Name the destinations that define network performance. Build a shortlist of the cloud services and operational systems that drive daily work, such as collaboration, customer relationship management, customer support, identity services, and line-of-business platforms. Baseline performance to those destinations by site tier and remote user group. This turns “it feels slow” into a measurable target tied to specific network paths.
Rank branches and remote roles by operational impact. Assign tiers based on downtime cost and user criticality. Customer-facing teams and on-call operations typically need tighter performance and recovery targets than back-office roles. Tiering keeps resilience and monitoring aligned to business risk.
Deploy a standard connectivity pattern and validate before scaling. Treat the pilot as a proof-of-exercise. Confirm improved performance to the named destinations, fewer incidents tied to instability and misconfiguration, fewer remote-access tickets tied to congestion, and verified recovery through controlled failover tests. If the pilot does not improve these outcomes, scaling will multiply the failure pattern.
Track outcomes that show network reliability at scale as the rollout expands. Keep measures operational and repeatable: performance to priority cloud services for Tier 1 and Tier 2 branches, time to bring a new branch online using the standard pattern, remote connectivity ticket volume tied to network access, time to detect and restore service during network incidents, and the number of exceptions to standard access rules reviewed on a schedule. Use these measures to prove reliability gains and operational efficiency at scale.
Govern exceptions aggressively to prevent decay. Require justification, ownership, and expiration for every exception or documented one-off change to the standard network setup. Review exceptions on a fixed cadence and retire them when the business need ends. This keeps the network from drifting back into one-off designs that drive outages, slow changes, and inflate support workload.
Network modernization becomes real when the network team runs the environment the same way six months after rollout, with fewer exceptions, faster recovery, and predictable performance to the destinations the business depends on.
Conclusion
Modernized networks break the blame loop: cloud and distributed work increased the number of critical connectivity paths, and legacy operating models cannot keep those paths consistent at scale. VPs of IT and network managers should treat modernization as operational improvement with measurable outcomes: stable performance to priority cloud services, repeatable branch deployment, consistent remote access enforcement, and faster incident recovery.

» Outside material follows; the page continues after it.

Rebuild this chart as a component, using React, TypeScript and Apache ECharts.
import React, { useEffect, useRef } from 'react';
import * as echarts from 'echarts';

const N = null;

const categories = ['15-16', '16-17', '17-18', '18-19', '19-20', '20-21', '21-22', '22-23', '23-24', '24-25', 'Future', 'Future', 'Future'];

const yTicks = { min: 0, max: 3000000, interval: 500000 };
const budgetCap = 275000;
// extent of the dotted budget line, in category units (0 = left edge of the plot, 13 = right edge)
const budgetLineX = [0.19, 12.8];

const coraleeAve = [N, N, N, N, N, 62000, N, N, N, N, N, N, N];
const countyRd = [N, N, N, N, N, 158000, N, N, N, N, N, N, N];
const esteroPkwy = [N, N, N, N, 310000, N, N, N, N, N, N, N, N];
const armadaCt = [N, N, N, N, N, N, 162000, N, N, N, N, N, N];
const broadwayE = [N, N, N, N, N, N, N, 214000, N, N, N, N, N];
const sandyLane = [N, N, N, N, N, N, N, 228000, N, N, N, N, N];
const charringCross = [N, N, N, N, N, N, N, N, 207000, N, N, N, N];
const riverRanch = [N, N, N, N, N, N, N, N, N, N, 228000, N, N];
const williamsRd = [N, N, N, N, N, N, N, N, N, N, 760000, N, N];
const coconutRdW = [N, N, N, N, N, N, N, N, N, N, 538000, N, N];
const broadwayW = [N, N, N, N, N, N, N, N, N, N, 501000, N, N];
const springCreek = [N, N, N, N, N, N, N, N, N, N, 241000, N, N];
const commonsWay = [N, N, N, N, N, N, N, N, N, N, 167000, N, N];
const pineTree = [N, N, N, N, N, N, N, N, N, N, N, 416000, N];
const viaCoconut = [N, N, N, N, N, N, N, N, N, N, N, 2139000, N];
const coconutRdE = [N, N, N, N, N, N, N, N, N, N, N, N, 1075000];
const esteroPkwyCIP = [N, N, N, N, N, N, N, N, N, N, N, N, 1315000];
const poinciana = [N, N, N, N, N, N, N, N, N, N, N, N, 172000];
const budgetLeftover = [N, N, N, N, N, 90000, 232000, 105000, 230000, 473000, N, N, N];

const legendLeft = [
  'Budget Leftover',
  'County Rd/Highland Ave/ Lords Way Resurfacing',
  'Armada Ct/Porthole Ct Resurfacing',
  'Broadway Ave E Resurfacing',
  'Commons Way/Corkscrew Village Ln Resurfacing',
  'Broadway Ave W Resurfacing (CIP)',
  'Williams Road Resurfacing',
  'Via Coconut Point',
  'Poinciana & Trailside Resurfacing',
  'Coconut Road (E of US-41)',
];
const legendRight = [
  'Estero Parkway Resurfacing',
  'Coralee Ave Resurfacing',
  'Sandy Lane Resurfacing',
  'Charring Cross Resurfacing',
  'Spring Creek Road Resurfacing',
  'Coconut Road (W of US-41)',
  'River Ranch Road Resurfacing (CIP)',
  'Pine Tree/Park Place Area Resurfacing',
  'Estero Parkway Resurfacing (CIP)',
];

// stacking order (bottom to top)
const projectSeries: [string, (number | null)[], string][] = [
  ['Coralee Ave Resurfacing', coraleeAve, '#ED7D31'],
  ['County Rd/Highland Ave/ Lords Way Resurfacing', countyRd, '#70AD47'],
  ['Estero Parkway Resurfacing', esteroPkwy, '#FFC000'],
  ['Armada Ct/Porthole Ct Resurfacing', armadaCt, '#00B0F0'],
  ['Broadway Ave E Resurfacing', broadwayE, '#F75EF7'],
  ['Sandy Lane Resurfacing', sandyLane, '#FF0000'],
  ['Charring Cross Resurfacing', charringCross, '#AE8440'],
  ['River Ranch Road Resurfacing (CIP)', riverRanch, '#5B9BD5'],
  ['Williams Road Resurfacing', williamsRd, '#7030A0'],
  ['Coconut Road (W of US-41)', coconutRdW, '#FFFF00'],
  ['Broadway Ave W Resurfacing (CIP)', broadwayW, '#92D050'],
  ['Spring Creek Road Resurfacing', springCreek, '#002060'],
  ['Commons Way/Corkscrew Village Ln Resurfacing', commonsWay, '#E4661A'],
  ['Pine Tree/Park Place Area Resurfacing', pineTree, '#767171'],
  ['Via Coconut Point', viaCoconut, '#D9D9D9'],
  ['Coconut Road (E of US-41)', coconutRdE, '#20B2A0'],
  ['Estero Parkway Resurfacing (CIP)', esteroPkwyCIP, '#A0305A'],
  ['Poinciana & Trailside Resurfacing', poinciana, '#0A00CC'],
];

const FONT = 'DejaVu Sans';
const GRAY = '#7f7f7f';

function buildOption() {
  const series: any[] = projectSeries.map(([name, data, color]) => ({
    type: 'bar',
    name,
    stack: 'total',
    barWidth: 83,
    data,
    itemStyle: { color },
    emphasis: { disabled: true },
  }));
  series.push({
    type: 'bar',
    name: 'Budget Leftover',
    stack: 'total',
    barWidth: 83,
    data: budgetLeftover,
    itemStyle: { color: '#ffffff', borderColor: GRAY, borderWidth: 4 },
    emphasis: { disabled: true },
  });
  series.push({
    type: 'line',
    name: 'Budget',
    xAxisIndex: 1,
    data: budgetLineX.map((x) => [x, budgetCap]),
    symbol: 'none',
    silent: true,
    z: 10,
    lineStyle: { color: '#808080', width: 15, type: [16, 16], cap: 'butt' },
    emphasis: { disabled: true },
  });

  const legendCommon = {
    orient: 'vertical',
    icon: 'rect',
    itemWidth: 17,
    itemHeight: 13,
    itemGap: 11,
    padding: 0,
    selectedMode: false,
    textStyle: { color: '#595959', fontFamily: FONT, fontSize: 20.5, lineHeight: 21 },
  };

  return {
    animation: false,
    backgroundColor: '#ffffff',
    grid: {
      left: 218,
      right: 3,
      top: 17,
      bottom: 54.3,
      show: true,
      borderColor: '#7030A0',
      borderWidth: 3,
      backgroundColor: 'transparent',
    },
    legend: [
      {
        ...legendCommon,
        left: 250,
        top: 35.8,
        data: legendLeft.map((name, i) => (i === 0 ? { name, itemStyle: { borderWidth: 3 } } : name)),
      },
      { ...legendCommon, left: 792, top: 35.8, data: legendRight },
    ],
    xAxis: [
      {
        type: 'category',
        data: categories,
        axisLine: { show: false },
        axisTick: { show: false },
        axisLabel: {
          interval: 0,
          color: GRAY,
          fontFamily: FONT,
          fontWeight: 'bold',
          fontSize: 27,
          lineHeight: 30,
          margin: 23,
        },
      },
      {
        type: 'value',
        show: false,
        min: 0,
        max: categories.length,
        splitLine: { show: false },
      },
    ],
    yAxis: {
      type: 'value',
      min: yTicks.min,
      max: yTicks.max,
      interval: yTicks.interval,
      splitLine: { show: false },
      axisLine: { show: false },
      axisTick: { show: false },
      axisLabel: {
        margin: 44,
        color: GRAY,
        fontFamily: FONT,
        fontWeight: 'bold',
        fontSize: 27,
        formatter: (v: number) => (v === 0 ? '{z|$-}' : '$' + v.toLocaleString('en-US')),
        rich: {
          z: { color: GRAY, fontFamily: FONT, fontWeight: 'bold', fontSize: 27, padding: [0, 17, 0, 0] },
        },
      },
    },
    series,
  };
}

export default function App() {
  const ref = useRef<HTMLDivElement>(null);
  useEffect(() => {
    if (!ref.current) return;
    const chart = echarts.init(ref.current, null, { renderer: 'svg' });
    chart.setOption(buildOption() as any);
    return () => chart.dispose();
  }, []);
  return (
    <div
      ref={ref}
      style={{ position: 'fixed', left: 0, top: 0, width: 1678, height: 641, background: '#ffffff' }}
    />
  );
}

The uncomfortable truth is that delaying modernization does not preserve stability. It preserves hidden fragility. Each new branch, cloud migration, and remote access exception adds another path the team must support during the next outage. The next step is to define the few destinations and site tiers that matter most, baseline performance, and modernize in waves that prove improvement before scaling. Leaders who cannot describe their network’s service targets and exception backlog already run a network that scales risk faster than it scales the business.